En principio trabajaba haciendo quesos con su vecino Jose, quien tenía un ganado y lo contrataba para que le ayudara. Algunas veces también le compraba leche a otros ganaderos de la zona. Por todo esto, Emilson apela a la higiene y buen tratamiento que se le da a la preparación de este producto. Recipientes limpios, manos bien aseadas, y espacios libres de moscas y demás insectos. Por supuesto, materia prima natural. Leche pura, sin hervir, pero proveniente de las mejores vacas, bien alimentadas.

Hacía queso picado, de ese que es colado en las poncheras y dejado por unas horas para que se termine de compactar. Ideal para el mote, hacer arepas y productos afines. El producto final era enviado hacia Barranquilla. De ese ejercicio aprendió que no todo el mundo sabe hacer quesos. Se puede saber el procedimiento, pero también es necesario saber el punto exacto de sal y de dureza.

De ahí llegó a Soledad, Atlántico, gracias a su primo quien le consiguió un trabajo como albañil. La construcción de casas era su trabajo, al igual que la construcción de su familia, con Yorleidys, su compañera, quien llegó con él desde Magdalena. Con ella tiene una hija y un bebé.

Aquel primo trabajaba vendiendo quesos, con el Vigo. Lo invitó un domingo a su puesto, precisamente en Villa Campestre, para que viera cómo se vendía. Atendía los clientes que su primo le decía, y así fue como lo contrataron para que repartiera los quesos.

Tenía un horario flexible. Salía de casa tarde y llegaba temprano. Sólo tenía que ir al mercado, recibir el queso, separarlo y repartirlo a los cinco puestos. Pero como dije al principio, él no se imaginaba lo que la vida le tenía deparado. De este modo, su jefe le encargó trabajar “picando queso”, que es como se le llama a estar en los puestos y vender.

Emilson recuerda que al principio trataba de adaptarse. Vender no es fácil y a él le daba pena. Pero fue tomando confianza y ahora ni siquiera necesita llamar a los clientes, porque él ya sabe quién es el que le va a comprar. Cuando ve pasar a sus conocidos, les dice, “hey, aqui te tengo tu queso”, y cuando mira, ya son las nueve de la noche y sólo le quedan 20 kilos.

Esos 20 son los que guarda para la mañana siguiente. Entonces le pregunto, “¿si te da hambre te comes algún pedazo de queso?”. “No, es que a mí no me apetece el queso. Es rara vez y sólo rayado, supongo que es porque paso todo el día viendo queso, que ya no me gusta tanto”.

Un puesto con historias 

Su lugar de trabajo es más que eso. Significa un encuentro con variedad de personas, quienes confían en su labor y ven en él un amigo. Ese es el caso de Diego, un bebé que está aprendiendo a caminar y sale todas las tardes a practicar con su mamá. Cuando ve a Emilson, intenta correr hacia él, para saludarlo con el puño.
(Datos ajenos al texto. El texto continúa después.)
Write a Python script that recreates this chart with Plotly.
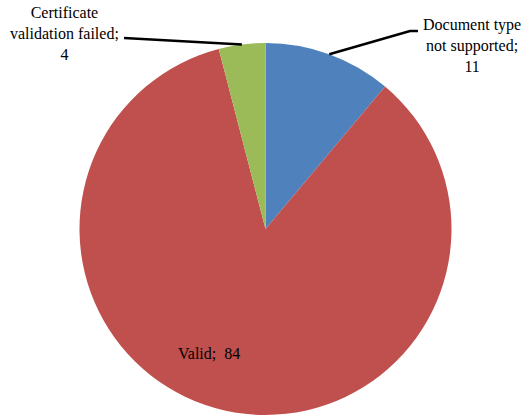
import math
import plotly.graph_objects as go

# ---- data ----
categories = ["Document type not supported", "Valid", "Certificate validation failed"]
values = [11, 84, 4]
label_lines = [["Document type", "not supported;"], ["Valid;"], ["Certificate", "validation failed;"]]
colors = ["#4F81BD", "#C0504D", "#9BBB59"]

# ---- layout geometry (pixels) ----
W, H = 526, 415
cx, cy, R = 265.5, 229.5, 186.5

def px2paper(x, y):
    return x / W, 1 - y / H

dom_x = [(cx - R) / W, (cx + R) / W]
dom_y = [max(0.0, 1 - (cy + R) / H), 1 - (cy - R) / H]

fig = go.Figure(go.Pie(
    labels=categories, values=values, sort=False, direction="clockwise", rotation=0,
    marker=dict(colors=colors, line=dict(width=0)),
    textinfo="none", hoverinfo="label+value", showlegend=False,
    domain=dict(x=dom_x, y=dom_y),
))

total = sum(values)
cum = 0
mids = []
for v in values:
    mids.append((cum + v / 2) / total)
    cum += v

def edge_point(frac, r=R):
    a = 2 * math.pi * frac
    return cx + r * math.sin(a), cy - r * math.cos(a)

# label placement style (pixel centres) and leader routing
label_pos = [(472, 45), (209, 353), (64, 34)]
leader_elbow = [[(410, 31), (418, 31)], None, [(124, 38)]]

SERIF = "Liberation Serif, Times New Roman, serif"

annotations = []
shapes = []
for i, (cat, v) in enumerate(zip(categories, values)):
    lines = label_lines[i][:]
    if len(lines) == 1:
        text = f"{lines[0]}&nbsp; {v}"
    else:
        text = "<br>".join(lines + [str(v)])
    x, y = px2paper(*label_pos[i])
    annotations.append(dict(
        x=x, y=y, xref="paper", yref="paper", text=text,
        showarrow=False, font=dict(family=SERIF, size=16, color="black"),
        xanchor="center", yanchor="middle", align="center"))
    if leader_elbow[i]:
        ex, ey = edge_point(mids[i])
        pts = [(ex, ey)] + leader_elbow[i]
        pp = [px2paper(a, b) for a, b in pts]
        path = "M " + " L ".join(f"{a},{b}" for a, b in pp)
        shapes.append(dict(type="path", path=path, xref="paper", yref="paper",
                           line=dict(color="black", width=2.5)))

fig.update_layout(
    width=W, height=H, margin=dict(l=0, r=0, t=0, b=0),
    paper_bgcolor="white", plot_bgcolor="white",
    annotations=annotations, shapes=shapes,
)
fig.write_html("out.html")
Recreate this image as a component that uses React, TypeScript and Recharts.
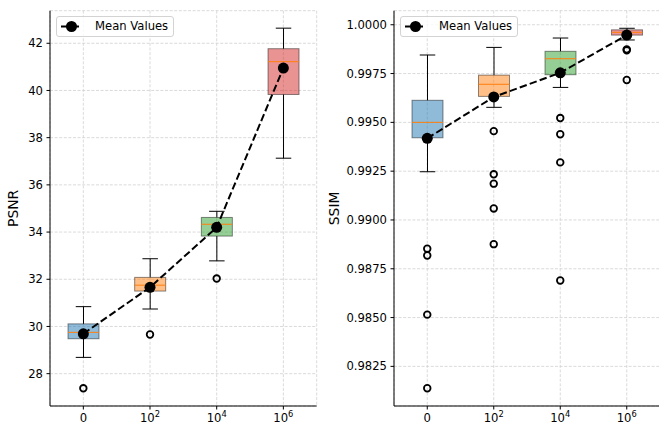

Señala el puesto de quesos, indicando que quiere un pedazo. Emilson se levanta de la silla que utiliza para descansar cuando no se acercan clientes, se acerca al puesto, toma el cuchillo y corta un trozo de queso, lo ensarta en la punta y se lo ofrece al bebé. Él lo toma y corre hacia su madre, pero antes, se lo ofrece a Lisa, la perra de la calle que acompaña a Emilson. La madre le dice que no puede darle a la perrita y el niño le obedece.

Llegan madres de familia a comprar el queso para acompañar las pastas, las arepas o los bollos. El precio nunca representa una queja, porque su sabor vale la pena. Asimismo, los deditos y la yuca, también es un motivo más para acercarse al lugar.

Una pareja con su hija están a punto de comprar. Como son clientes nuevos, Emilson les da a probar. Es la niña quien recibe el pedazo y se lo lleva a su mamá. Con su pulgar arriba, la pequeña le da la señal a su papá de que está bueno, que lo puede comprar. Así son las cosas con Emilson, tienes que probar primero y luego decides si compras o no. Pero la única razón por la que alguien decide no comprar, es por el dinero, no por el sabor.